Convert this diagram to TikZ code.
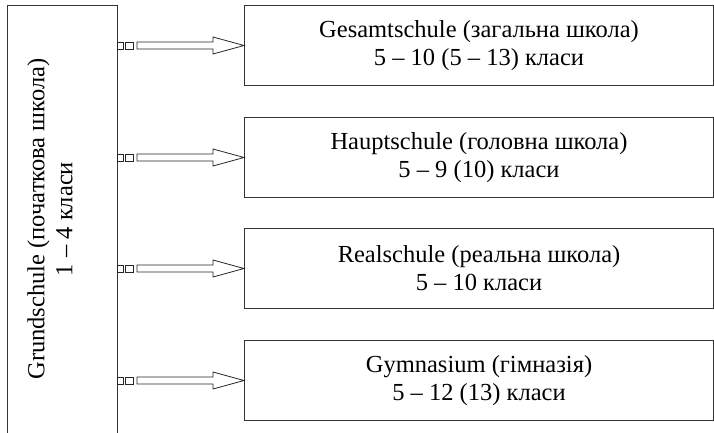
\documentclass[tikz,border=0pt]{standalone}
\usepackage{fontspec}
\setmainfont{Liberation Serif}
\usetikzlibrary{positioning,calc}
\begin{document}
\begin{tikzpicture}[x=1pt, y=-1pt,
    school/.style={draw=black!80, line width=1pt, minimum width=469pt, minimum height=80pt, inner sep=0pt, align=center, font=\fontsize{24.5}{28}\selectfont},
    link/.style={draw=black!85, line width=0.8pt, fill=white}
]
\useasboundingbox (0,0) rectangle (714,433);

% Primary school, runs past the lower edge
\begin{scope}
\clip (0,0) rectangle (714,433);
\node[draw=black!80, line width=1pt, minimum width=110pt, minimum height=450pt, inner sep=0pt, anchor=north west] (grund) at (7,5) {};
\end{scope}
\node[rotate=90, align=center, font=\fontsize{24.5}{28}\selectfont] (grundtext) at (50,219) {Grundschule (початкова школа)\\1 -- 4 класи};

% Secondary schools
\node[school, anchor=north west] (gesamt) at (244,5) {Gesamtschule (загальна школа)\\5 -- 10 (5 -- 13) класи};
\node[school, anchor=north west] (haupt) at (244,117) {Hauptschule (головна школа)\\5 -- 9 (10) класи};
\node[school, anchor=north west] (real) at (244,228) {Realschule (реальна школа)\\5 -- 10 класи};
\node[school, anchor=north west] (gymn) at (244,340) {Gymnasium (гімназія)\\5 -- 12 (13) класи};

% Hollow arrows with two small squares
\foreach \b in {gesamt,haupt,real,gymn} {
  \draw[link] ($(\b.west)+(-127,-3.5)$) rectangle ($(\b.west)+(-121,3.5)$);
  \draw[link] ($(\b.west)+(-119,-3.5)$) rectangle ($(\b.west)+(-111,3.5)$);
  \draw[link] ($(\b.west)+(-107,-3.5)$) -- ($(\b.west)+(-31,-3.5)$) -- ($(\b.west)+(-31,-8.5)$)
    -- (\b.west) -- ($(\b.west)+(-31,8.5)$) -- ($(\b.west)+(-31,3.5)$) -- ($(\b.west)+(-107,3.5)$) -- cycle;
}
\end{tikzpicture}
\end{document}
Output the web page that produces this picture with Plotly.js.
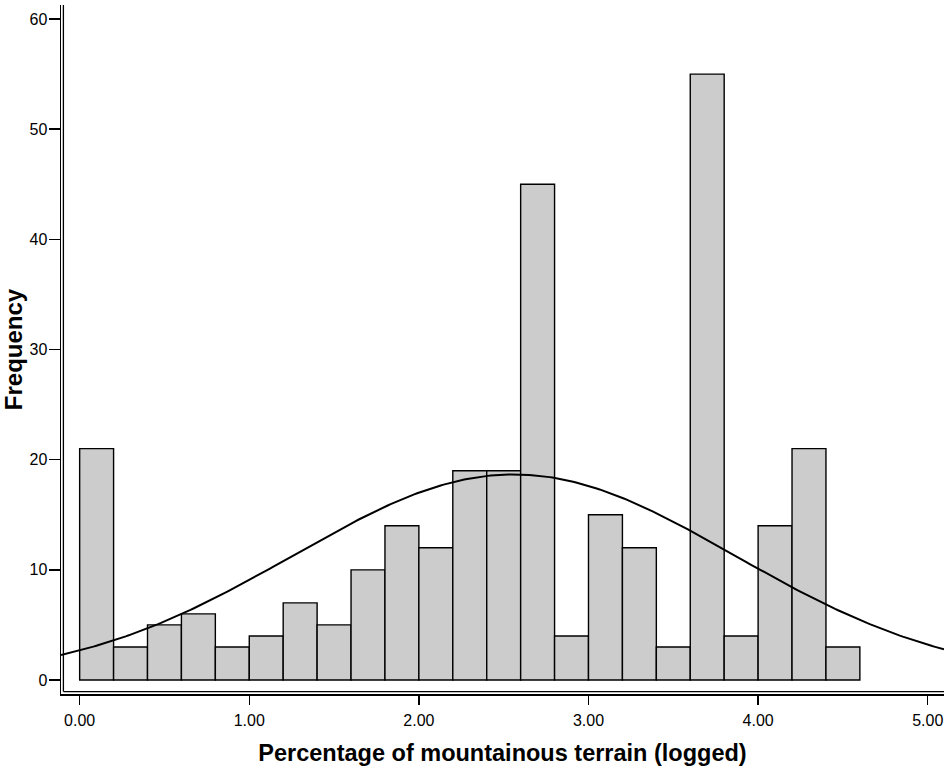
<!DOCTYPE html>
<html>
<head>
<meta charset="utf-8">
<script src="https://cdn.plot.ly/plotly-3.0.1.min.js"></script>
<style>
html,body{margin:0;padding:0;background:#fff;}
#chart{width:946px;height:768px;}
</style>
</head>
<body>
<div id="chart"></div>
<script>
// Histogram bins (left edges, width 0.2) and frequencies
var binStarts = [0.0,0.2,0.4,0.6,0.8,1.0,1.2,1.4,1.6,1.8,2.0,2.2,2.4,2.6,2.8,3.0,3.2,3.4,3.6,3.8,4.0,4.2,4.4];
var frequencies = [21,3,5,6,3,4,7,5,10,14,12,19,19,45,4,15,12,3,55,4,14,21,3];
var binWidth = 0.2;

// Fitted normal curve parameters (estimated from the drawn curve)
var curveMean = 2.56;
var curveSD = 1.30;

var xTickVals = [0,1,2,3,4,5];
var yTickVals = [0,10,20,30,40,50,60];

var xTitle = "Percentage of mountainous terrain (logged)";
var yTitle = "Frequency";

var xRange = [-0.110, 5.096];
var yRange = [-1.27, 61.27];

var barCenters = binStarts.map(function(s){ return s + binWidth/2; });
var nTotal = frequencies.reduce(function(a,b){return a+b;},0);

var curveX = [], curveY = [];
var steps = 300;
for (var i=0;i<=steps;i++){
  var x = xRange[0] + (xRange[1]-xRange[0])*i/steps;
  var z = (x-curveMean)/curveSD;
  curveX.push(x);
  curveY.push(nTotal*binWidth/(curveSD*Math.sqrt(2*Math.PI))*Math.exp(-0.5*z*z));
}

var traces = [
  {
    type:'bar',
    x: barCenters,
    y: frequencies,
    width: binWidth,
    marker:{color:'#cccccc', line:{color:'#000000', width:1.4}},
    hoverinfo:'x+y',
    showlegend:false
  },
  {
    type:'scatter',
    mode:'lines',
    x: curveX,
    y: curveY,
    line:{color:'#000000', width:2},
    hoverinfo:'skip',
    showlegend:false
  }
];

var W = 946, H = 768;
var ml = 61, mr = 2, mt = 5, mb = 74;
var pw = W-ml-mr, ph = H-mt-mb;
var gapX = 2.4/pw, gapY = 2.4/ph;

var layout = {
  width: W, height: H,
  margin:{l:ml, r:mr, t:mt, b:mb, pad:0},
  paper_bgcolor:'#ffffff',
  plot_bgcolor:'#ffffff',
  font:{family:'Liberation Sans, Arial, sans-serif', color:'#000000', size:16},
  bargap:0,
  xaxis:{
    range:xRange,
    tickvals:xTickVals,
    tickformat:'.2f',
    ticks:'outside', ticklen:9, tickwidth:1.5, tickcolor:'#000',
    showline:true, linecolor:'#000', linewidth:1.5,
    showgrid:false, zeroline:false,
    tickfont:{size:16},
    ticklabelstandoff:2,
    title:{text:xTitle, font:{size:23.5, weight:'bold'}, standoff:17},
    automargin:false
  },
  yaxis:{
    range:yRange,
    tickvals:yTickVals,
    ticks:'outside', ticklen:11, tickwidth:1.5, tickcolor:'#000',
    showline:true, linecolor:'#000', linewidth:1.5,
    showgrid:false, zeroline:false,
    tickfont:{size:16},
    ticklabelstandoff:-2,
    title:{text:yTitle, font:{size:24, weight:'bold'}, standoff:10},
    automargin:false
  },
  shapes:[
    {type:'line', xref:'paper', yref:'paper', x0:gapX, x1:gapX, y0:gapY, y1:1,
     line:{color:'#000', width:1.3}},
    {type:'line', xref:'paper', yref:'paper', x0:gapX, x1:1, y0:gapY, y1:gapY,
     line:{color:'#000', width:1.3}}
  ]
};

Plotly.newPlot('chart', traces, layout, {displayModeBar:false, staticPlot:true});
</script>
</body>
</html>
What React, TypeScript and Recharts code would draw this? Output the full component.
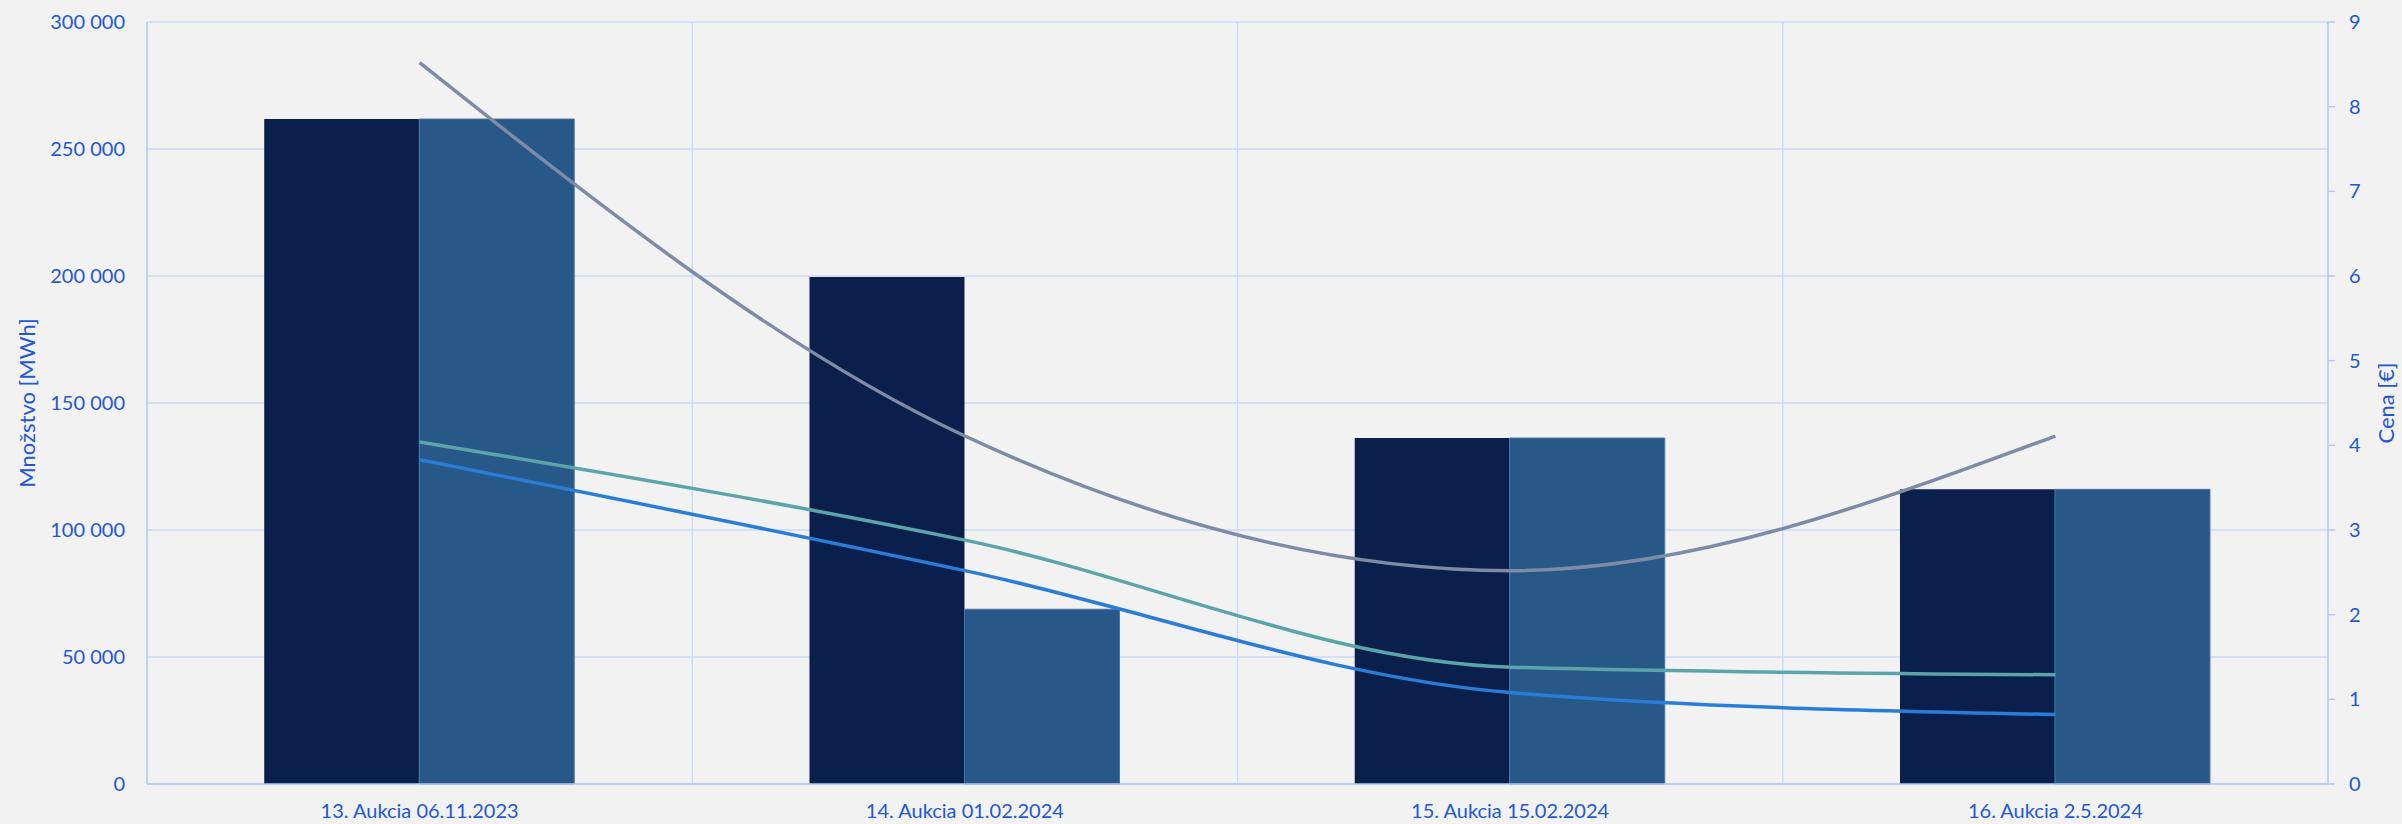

WORK TO BE COMPLETED:
Take each line containing the string "code" and copy it out.

EXERCISE RESULT:
Convert this diagram to TikZ code.
What React, TypeScript and Recharts code would draw this? Output the full component.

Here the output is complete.